A company that gave office space to "Super Size Me" director Morgan Spurlock in return for a share in the company that made the hit film about eating fast food is suing him for $40 million.
NEW YORK (Reuters) -- A company that gave office space to "Super Size Me" director Morgan Spurlock in return for a share in the company that made the hit film about eating fast food is suing him for $40 million.
Attorney Bill Kelly said on May 18 that client Cast Iron Partners, which helps start-up companies with office space and business advice, took a 25% share in Spurlock's company in early 2002 and was suing for his failure to share profits.
"We bet on this long shot and it hit and they're basically trying to keep all the money," Kelly told Reuters.

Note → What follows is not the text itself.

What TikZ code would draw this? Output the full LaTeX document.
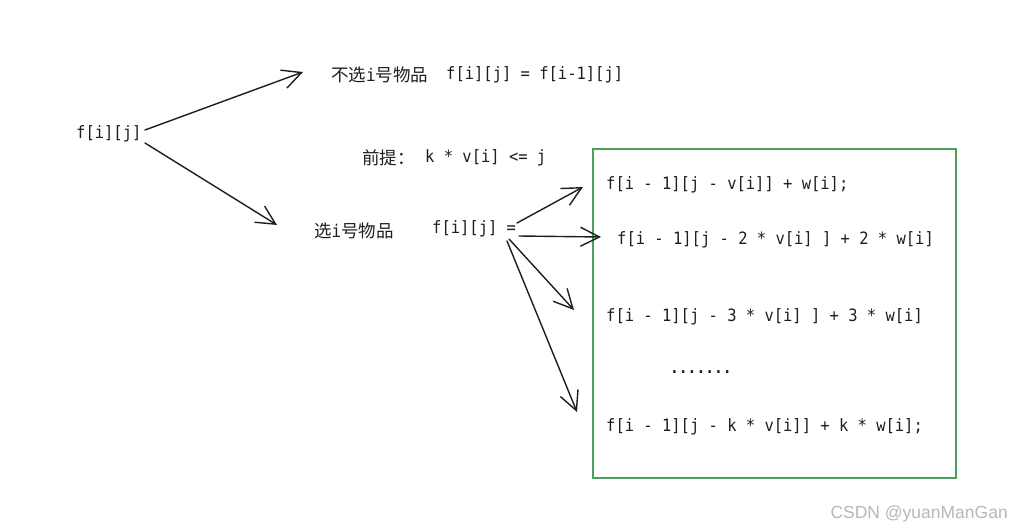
\documentclass[tikz,border=0pt]{standalone}
\usepackage{fontspec}
\setmainfont{DejaVu Sans Mono}
\newfontfamily\hand[FakeStretch=0.91]{DejaVu Sans Mono}
\newfontfamily\cjk{Noto Sans CJK SC}
\newfontfamily\wm{Liberation Sans}
\usetikzlibrary{arrows.meta}
\definecolor{ink}{HTML}{1E1E1E}
\definecolor{boxgreen}{RGB}{76,160,90}
\begin{document}
\begin{tikzpicture}[x=1pt,y=-1pt,
  txt/.style={anchor=west,inner sep=0pt,font=\hand\fontsize{17}{20}\selectfont,text=ink},
  cn/.style={anchor=west,inner sep=0pt,font=\cjk\fontsize{17.5}{20}\selectfont,text=ink},
  arr/.style={draw=ink,line width=1.4pt,line cap=round,-{Straight Barb[length=19pt,width=19pt,line width=1.4pt]}},
]
\useasboundingbox (0,0) rectangle (1011,532);
\fill[white] (0,0) rectangle (1011,532);

% left root
\node[txt] (root) at (76,134) {f[i][j]};

% top branch
\node[cn] (nosel) at (331,75) {不选{\hand i}号物品};
\node[txt] (noseleq) at (446,75) {f[i][j] = f[i-1][j]};

% condition
\node[cn] (premise) at (362,158) {前提：};
\node[txt] (cond) at (425,158) {k * v[i] <= j};

% bottom branch
\node[cn] (sel) at (314,231) {选{\hand i}号物品};
\node[txt] (seleq) at (432,229) {f[i][j] =};

% green box
\node[draw=boxgreen,line width=1.5pt,anchor=north west,minimum width=363pt,minimum height=329pt,inner sep=0pt] (box) at (592,148) {};

\node[txt] (l1) at (606,185) {f[i - 1][j - v[i]] + w[i];};
\node[txt] (l2) at (617,240) {f[i - 1][j - 2 * v[i] ] + 2 * w[i]};
\node[txt] (l3) at (606,317) {f[i - 1][j - 3 * v[i] ] + 3 * w[i]};
\node[anchor=west,inner sep=0pt,font=\hand\bfseries\fontsize{16}{18}\selectfont,text=ink] (dots) at (670,372) {.......};
\node[txt] (lk) at (606,427) {f[i - 1][j - k * v[i]] + k * w[i];};

% watermark
\node[anchor=east,inner sep=0pt,font=\wm\fontsize{17.5}{20}\selectfont,text=black!28] (wmark) at (1008,514) {CSDN @yuanManGan};

% arrow coordinates
\coordinate (r1) at (145,130);
\coordinate (r2) at (145,143);
\coordinate (t1) at (303,72);
\coordinate (t2) at (277,225);
\coordinate (e1) at (517,223);
\coordinate (e2) at (519,236);
\coordinate (e3) at (509,239);
\coordinate (e4) at (507,241);
\coordinate (h1) at (583,187);
\coordinate (h2) at (601,237);
\coordinate (h3) at (574,310);
\coordinate (h4) at (577,412);

\draw[arr] (r1) -- (t1);
\draw[arr] (r2) -- (t2);
\draw[arr] (e1) -- (h1);
\draw[arr] (e2) -- (h2);
\draw[arr] (e3) -- (h3);
\draw[arr] (e4) -- (h4);
\end{tikzpicture}
\end{document}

Spurlock said that the Oscar-nominated film, in which he eats only McDonald's fast food for a month, had grossed around $30 million after playing in some 65 countries. But he said he had seen little of the money since so much went to pay for distribution and other costs.
"I personally haven't even made close to that. I haven't even made a million dollars," he told Reuters in an interview on May 16 while promoting a new book.

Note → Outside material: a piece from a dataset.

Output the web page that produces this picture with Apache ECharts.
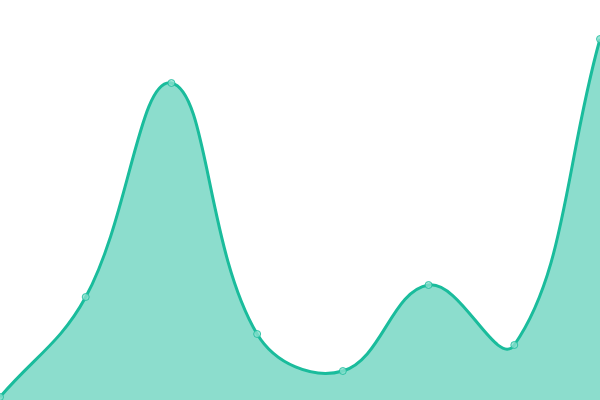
<!DOCTYPE html>
<html><head><meta charset="utf-8">
<script src="https://cdn.jsdelivr.net/npm/echarts@6/dist/echarts.min.js"></script>
<style>html,body{margin:0;padding:0;background:#fff}#c{width:600px;height:400px}</style>
</head><body><div id="c"></div>
<script>
const categories = ['A','B','C','D','E','F','G','H'];
const values = [3, 103, 317, 66, 29, 115, 55, 361];
const tension = 0.4;

function splinePath(pts) {
  const n = pts.length;
  const cps = pts.map((p, i) => {
    const prev = pts[Math.max(0, i - 1)];
    const next = pts[Math.min(n - 1, i + 1)];
    const d01 = Math.hypot(p[0] - prev[0], p[1] - prev[1]);
    const d12 = Math.hypot(next[0] - p[0], next[1] - p[1]);
    let s01 = d01 / (d01 + d12), s12 = d12 / (d01 + d12);
    if (isNaN(s01)) s01 = 0;
    if (isNaN(s12)) s12 = 0;
    const fa = tension * s01, fb = tension * s12;
    return {
      prev: [p[0] - fa * (next[0] - prev[0]), p[1] - fa * (next[1] - prev[1])],
      next: [p[0] + fb * (next[0] - prev[0]), p[1] + fb * (next[1] - prev[1])]
    };
  });
  let d = 'M' + pts[0][0] + ' ' + pts[0][1];
  for (let i = 1; i < n; i++) {
    const c1 = cps[i - 1].next, c2 = cps[i].prev, p = pts[i];
    d += ' C' + c1[0] + ' ' + c1[1] + ' ' + c2[0] + ' ' + c2[1] + ' ' + p[0] + ' ' + p[1];
  }
  return d;
}

const chart = echarts.init(document.getElementById('c'));
chart.setOption({
  animation: false,
  grid: {left: 0, right: 0, top: 0, bottom: 0},
  xAxis: {type: 'category', data: categories, boundaryGap: false, show: false},
  yAxis: {type: 'value', min: 0, max: 400, show: false},
  series: [{
    type: 'custom',
    data: values.map((v, i) => [i, v]),
    encode: {x: 0, y: 1},
    renderItem: function (params, api) {
      if (params.dataIndex !== 0) return null;
      const pts = values.map((v, i) => api.coord([i, v]));
      const base = api.coord([0, 0])[1];
      const line = splinePath(pts);
      const area = line + ' L' + pts[pts.length - 1][0] + ' ' + base + ' L' + pts[0][0] + ' ' + base + ' Z';
      return {
        type: 'group',
        children: [
          {type: 'path', shape: {pathData: area}, style: {fill: 'rgba(26,188,156,0.5)', stroke: null}},
          {type: 'path', shape: {pathData: line}, style: {fill: null, stroke: '#1abc9c', lineWidth: 3}}
        ]
      };
    }
  }, {
    type: 'scatter',
    data: values,
    symbol: 'circle',
    symbolSize: 7,
    itemStyle: {color: '#8ae0ce', borderColor: '#1abc9c', borderWidth: 1}
  }]
});
</script></body></html>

The suit, filed at the New York Supreme Court, accuses Spurlock of "engaging in self-interested and wasteful activities" and diverting assets into a new company.
Spurlock could not immediately be contacted for comment but his lawyer, speaking by telephone from the Film Festival in Cannes, France, called the suit baseless.
"I haven't had the opportunity to read it but as reported to me the claim is baseless and without merit," Spurlock's attorney John Sloss said. The suit was filed on May 16.
Kelly said his clients had repeatedly tried to discuss with Spurlock when they would be paid a dividend from the profits of the film, which was nominated for an Oscar this year after it won the Director's Award at the 2004 Sundance Film Festival.